Zionism and the Modern Era
The legacy of Sabbateanism and Frankism is deeply intertwined with the origins of political Zionism. While traditional Rabbinic Judaism awaited the Messiah to restore the Jewish state, Sabbatean theology introduced the idea of forcing the end times through human agency.
The secular Zionism that emerged in the nineteenth and twentieth centuries, while ostensibly atheist or agnostic, retained the messianic drive and the dismissal of traditional religious law characteristic of the Sabbatean-Frankist heresy.
Scholars have noted that the founders of the State of Israel and the architects of Labour Zionism shared the Sabbatean impulse to negate the Diaspora and create a new Jewish identity through the seizure of land and power.
The transition from the passive awaiting of redemption to the active, often violent, pursuit of political sovereignty reflects the Frankist imperative to conquer the material world.

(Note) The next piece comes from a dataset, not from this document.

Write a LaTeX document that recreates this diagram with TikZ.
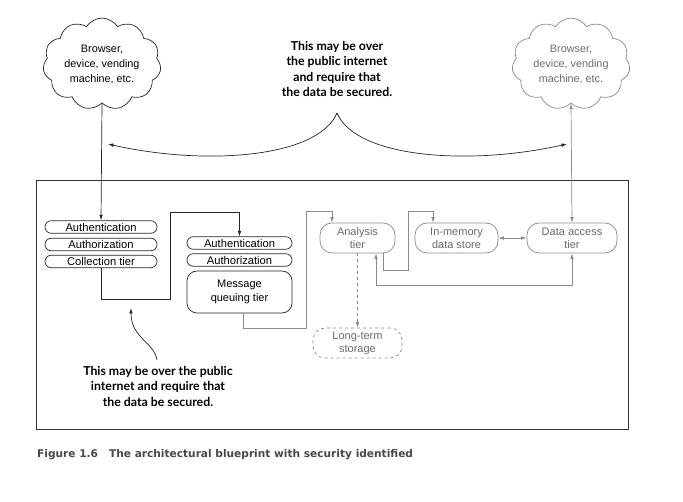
\documentclass[tikz,border=0pt]{standalone}
\usepackage{fontspec}
\setmainfont{Liberation Sans}
\newfontfamily\notefont{Lato}
\newfontfamily\capfont{DejaVu Sans}
\usetikzlibrary{shapes.symbols,arrows.meta}
\definecolor{lgray}{HTML}{8A8A8A}
\definecolor{tgray}{HTML}{6A6A6A}
\begin{document}
\begin{tikzpicture}[x=1pt,y=-1pt,
  tip/.style={-{Latex[length=5.5pt,width=3.6pt]}},
  dtip/.style={{Latex[length=5.5pt,width=3.6pt]}-{Latex[length=5.5pt,width=3.6pt]}},
  ln/.style={line width=0.7pt, draw=black!85},
  gln/.style={line width=0.7pt, draw=lgray},
  cloudbox/.style={cloud, cloud puffs=11, cloud puff arc=115, aspect=1.35,
     minimum width=118pt, minimum height=88pt, inner sep=0pt, line width=0.7pt,
     align=center, font=\fontsize{10.8}{15}\selectfont},
  pill/.style={rectangle, rounded corners=6.2pt, minimum height=12.5pt,
     inner sep=0pt, line width=0.7pt, draw=black!85,
     font=\fontsize{11.2}{12}\selectfont},
  tier/.style={rectangle, rounded corners=12pt, minimum height=30pt,
     inner sep=0pt, line width=0.7pt, draw=lgray, text=tgray, align=center,
     font=\fontsize{11}{13}\selectfont},
  note/.style={align=center, font=\notefont\bfseries\fontsize{12.3}{15.5}\selectfont}
]
\useasboundingbox (0,0) rectangle (683,502);

% outer frame
\node[draw=black!80, line width=0.8pt, minimum width=592pt, minimum height=249pt,
  inner sep=0pt] (frame) at (332.5,304.5) {};

% clouds
\node[cloudbox, draw=black!85] (cloudL) at (102,64) {Browser,\\device, vending\\machine, etc.};
\node[cloudbox, draw=lgray, text=tgray] (cloudR) at (571,64) {Browser,\\device, vending\\machine, etc.};

% top note
\node[note] (topnote) at (337,69) {This may be over\\the public internet\\and require that\\the data be secured.};
\coordinate (cusp) at (337,113);
\coordinate (tipL) at (108,144);
\coordinate (tipR) at (567,144);
\draw[ln, tip] (cusp) .. controls (318,158) and (205,166) .. (tipL);
\draw[ln, tip] (cusp) .. controls (356,158) and (469,166) .. (tipR);

% left stack
\node[pill, minimum width=112pt] (auth1) at (101,227) {Authentication};
\node[pill, minimum width=112pt] (autz1) at (101,244.5) {Authorization};
\node[pill, minimum width=112pt] (coll) at (101,261.5) {Collection tier};

% middle stack
\node[pill, minimum width=105pt] (auth2) at (239.5,243) {Authentication};
\node[pill, minimum width=105pt] (autz2) at (239.5,260) {Authorization};
\node[rectangle, rounded corners=10pt, minimum width=105pt, minimum height=42pt,
  inner sep=0pt, line width=0.7pt, draw=black!85, align=center,
  font=\fontsize{11}{14}\selectfont] (msg) at (239.5,292) {Message\\queuing tier};

% right tiers
\node[tier, minimum width=75pt] (ana) at (357.5,238) {Analysis\\tier};
\node[tier, minimum width=83pt] (mem) at (456.5,238) {In-memory\\data store};
\node[tier, minimum width=90pt] (dat) at (572,238) {Data access\\tier};
\node[tier, minimum width=89pt, dashed] (lts) at (357.5,343) {Long-term\\storage};

% connectors
\draw[ln, tip] (cloudL.south) -- (auth1.north);
\draw[gln, dtip] (cloudR.south) -- (dat.north);

\coordinate (k1) at (170,299);
\coordinate (k2) at (170,212);
\draw[ln, tip] (coll.south) |- (k1) -- (k2) -| (auth2.north);

\coordinate (m1) at (243,328);
\coordinate (m2) at (306,328);
\coordinate (m3) at (306,211);
\coordinate (m4) at (332,211);
\draw[gln] ([xshift=3.5pt]msg.south) -- (m1) -- (m2) -- (m3) -- (m4);
\draw[gln, tip] (m4) -- (m4 |- ana.north);

\coordinate (a1) at (383,270);
\coordinate (a2) at (408,270);
\coordinate (a3) at (408,211);
\coordinate (a4) at (433,211);
\draw[gln] (a1 |- ana.south) -- (a1) -- (a2) -- (a3) -- (a4);
\draw[gln, tip] (a4) -- (a4 |- mem.north);

\draw[gln, dtip] (mem.east) -- (dat.west);

\coordinate (d1) at (572,285);
\coordinate (d2) at (376,285);
\draw[gln, dtip] (dat.south) -- (d1) -- (d2) -- (d2 |- ana.south);

\draw[gln, dashed, tip] (ana.south) -- (lts.north);

% bottom note
\node[note] (botnote) at (158,386) {This may be over the public\\internet and require that\\the data be secured.};
\coordinate (btip) at (131,308);
\draw[ln, tip] (157,360) .. controls (154,342) and (131,338) .. (btip);

% caption
\node[anchor=west, inner sep=0pt, text=black!72,
  font=\capfont\bfseries\fontsize{10.6}{12}\selectfont] (cap) at (37,455)
  {Figure 1.6\hspace{11pt}The architectural blueprint with security identified};
\end{tikzpicture}
\end{document}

The influence of this theology is part of the ideological framework of certain modern political factions. The Neoconservatism movement in the United States, with its origins in Trotsykist thought and its advocacy for creative destruction in foreign policy, parallels the Frankist doctrine of redemption through chaos.
The concept of "redemption through sin" has been adapted into a political theology where the violation of international law and moral norms is justified by the ultimate goal of security and dominance for the Jewish state.
The Holocaust and Collective Identity
The Sabbatean-Frankist paradigm also informs the modern Jewish conceptualisation of the Holocaust. The notion of redemption following a catastrophic descent into the abyss aligns with the historical narrative where the Holocaust serves as the traumatic prelude to the establishment of the State of Israel.
This worldview elevates the Holocaust to a central, sacred event, creating a secular religion of victimhood that justifies the actions of the state. The Sabbatean influence suggests that the catastrophe itself was a necessary stage in the messianic process, a view that fundamentally alters the understanding of Jewish suffering and survival.
In the modern era, the distinction between the religious and the secular has been blurred by these undercurrents. The Sabbatean and Frankist movements, by breaking the vessels of traditional Judaism, released forces that have shaped modern secularism, nationalism, and revolutionary politics.
The Donmeh in Turkey and the Frankists in Europe acted as agents of modernisation and secularisation, undermining traditional religious authorities and promoting a universalist, albeit often nihilistic, vision.
Their legacy persists in the elite structures of the modern world, where the boundaries between the sacred and the profane, the moral and the immoral, continue to be challenged and inverted.